## Task objective
All of the data should be repeated exactly; pictures are not part of the copy.

## Provided material

--*--

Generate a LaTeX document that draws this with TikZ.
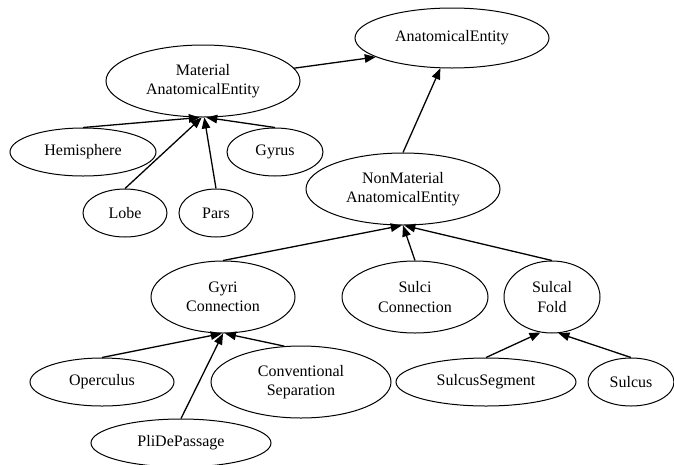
\documentclass[tikz,border=0pt]{standalone}
\usepackage{fontspec}
\setmainfont{Liberation Serif}
\usetikzlibrary{shapes.geometric,arrows.meta}
\begin{document}
\begin{tikzpicture}[x=1pt,y=-1pt,
  ent/.style={draw,ellipse,line width=1pt,inner sep=0pt,align=center,
    font=\fontsize{16}{19.5}\selectfont},
  isa/.style={line width=1.3pt,-{Triangle[length=11pt,width=8.5pt]}}]
\useasboundingbox (0,0) rectangle (674,464);
\node[ent,minimum width=194,minimum height=60] (ae) at (452,38) {AnatomicalEntity};
\node[ent,minimum width=194,minimum height=72] (mae) at (203,81) {Material\\AnatomicalEntity};
\node[ent,minimum width=146,minimum height=48] (hemi) at (83,152) {Hemisphere};
\node[ent,minimum width=96,minimum height=48] (gyrus) at (275,152) {Gyrus};
\node[ent,minimum width=84,minimum height=48] (lobe) at (125,213) {Lobe};
\node[ent,minimum width=74,minimum height=48] (pars) at (216,213) {Pars};
\node[ent,minimum width=194,minimum height=72] (nmae) at (403,189) {NonMaterial\\AnatomicalEntity};
\node[ent,minimum width=144,minimum height=72] (gyri) at (223,297) {Gyri\\Connection};
\node[ent,minimum width=146,minimum height=72] (sulci) at (415,297) {Sulci\\Connection};
\node[ent,minimum width=96,minimum height=72] (sfold) at (552,297) {Sulcal\\Fold};
\node[ent,minimum width=144,minimum height=48] (operc) at (102,382) {Operculus};
\node[ent,minimum width=180,minimum height=72] (consep) at (301,382) {Conventional\\Separation};
\node[ent,minimum width=180,minimum height=48] (pli) at (181,443) {PliDePassage};
\node[ent,minimum width=180,minimum height=48] (sseg) at (486,382) {SulcusSegment};
\node[ent,minimum width=86,minimum height=48] (sulcus) at (631,382) {Sulcus};
\draw[isa] (mae.8) -- (ae.194);
\draw[isa] (nmae.north) -- (ae.249);
\draw[isa] (hemi.north) -- (mae.265);
\draw[isa] (lobe.north) -- (mae.268);
\draw[isa] (pars.north) -- (mae.272);
\draw[isa] (gyrus.north) -- (mae.275);
\draw[isa] (gyri.north) -- (nmae.268);
\draw[isa] (sulci.north) -- (nmae.south);
\draw[isa] (sfold.north) -- (nmae.272);
\draw[isa] (operc.north) -- (gyri.268);
\draw[isa] (pli.north) -- (gyri.south);
\draw[isa] (consep.115) -- (gyri.273);
\draw[isa] (sseg.north) -- (sfold.252);
\draw[isa] (sulcus.north) -- (sfold.280);
\end{tikzpicture}
\end{document}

--*--

## Result of the exercise
Generate a LaTeX document that draws this with TikZ.
\documentclass[tikz,border=0pt]{standalone}
\usepackage{fontspec}
\setmainfont{Liberation Serif}
\usetikzlibrary{shapes.geometric,arrows.meta}
\begin{document}
\begin{tikzpicture}[x=1pt,y=-1pt,
  ent/.style={draw,ellipse,line width=1pt,inner sep=0pt,align=center,
    font=\fontsize{16}{19.5}\selectfont},
  isa/.style={line width=1.3pt,-{Triangle[length=11pt,width=8.5pt]}}]
\useasboundingbox (0,0) rectangle (674,464);
\node[ent,minimum width=194,minimum height=60] (ae) at (452,38) {AnatomicalEntity};
\node[ent,minimum width=194,minimum height=72] (mae) at (203,81) {Material\\AnatomicalEntity};
\node[ent,minimum width=146,minimum height=48] (hemi) at (83,152) {Hemisphere};
\node[ent,minimum width=96,minimum height=48] (gyrus) at (275,152) {Gyrus};
\node[ent,minimum width=84,minimum height=48] (lobe) at (125,213) {Lobe};
\node[ent,minimum width=74,minimum height=48] (pars) at (216,213) {Pars};
\node[ent,minimum width=194,minimum height=72] (nmae) at (403,189) {NonMaterial\\AnatomicalEntity};
\node[ent,minimum width=144,minimum height=72] (gyri) at (223,297) {Gyri\\Connection};
\node[ent,minimum width=146,minimum height=72] (sulci) at (415,297) {Sulci\\Connection};
\node[ent,minimum width=96,minimum height=72] (sfold) at (552,297) {Sulcal\\Fold};
\node[ent,minimum width=144,minimum height=48] (operc) at (102,382) {Operculus};
\node[ent,minimum width=180,minimum height=72] (consep) at (301,382) {Conventional\\Separation};
\node[ent,minimum width=180,minimum height=48] (pli) at (181,443) {PliDePassage};
\node[ent,minimum width=180,minimum height=48] (sseg) at (486,382) {SulcusSegment};
\node[ent,minimum width=86,minimum height=48] (sulcus) at (631,382) {Sulcus};
\draw[isa] (mae.8) -- (ae.194);
\draw[isa] (nmae.north) -- (ae.249);
\draw[isa] (hemi.north) -- (mae.265);
\draw[isa] (lobe.north) -- (mae.268);
\draw[isa] (pars.north) -- (mae.272);
\draw[isa] (gyrus.north) -- (mae.275);
\draw[isa] (gyri.north) -- (nmae.268);
\draw[isa] (sulci.north) -- (nmae.south);
\draw[isa] (sfold.north) -- (nmae.272);
\draw[isa] (operc.north) -- (gyri.268);
\draw[isa] (pli.north) -- (gyri.south);
\draw[isa] (consep.115) -- (gyri.273);
\draw[isa] (sseg.north) -- (sfold.252);
\draw[isa] (sulcus.north) -- (sfold.280);
\end{tikzpicture}
\end{document}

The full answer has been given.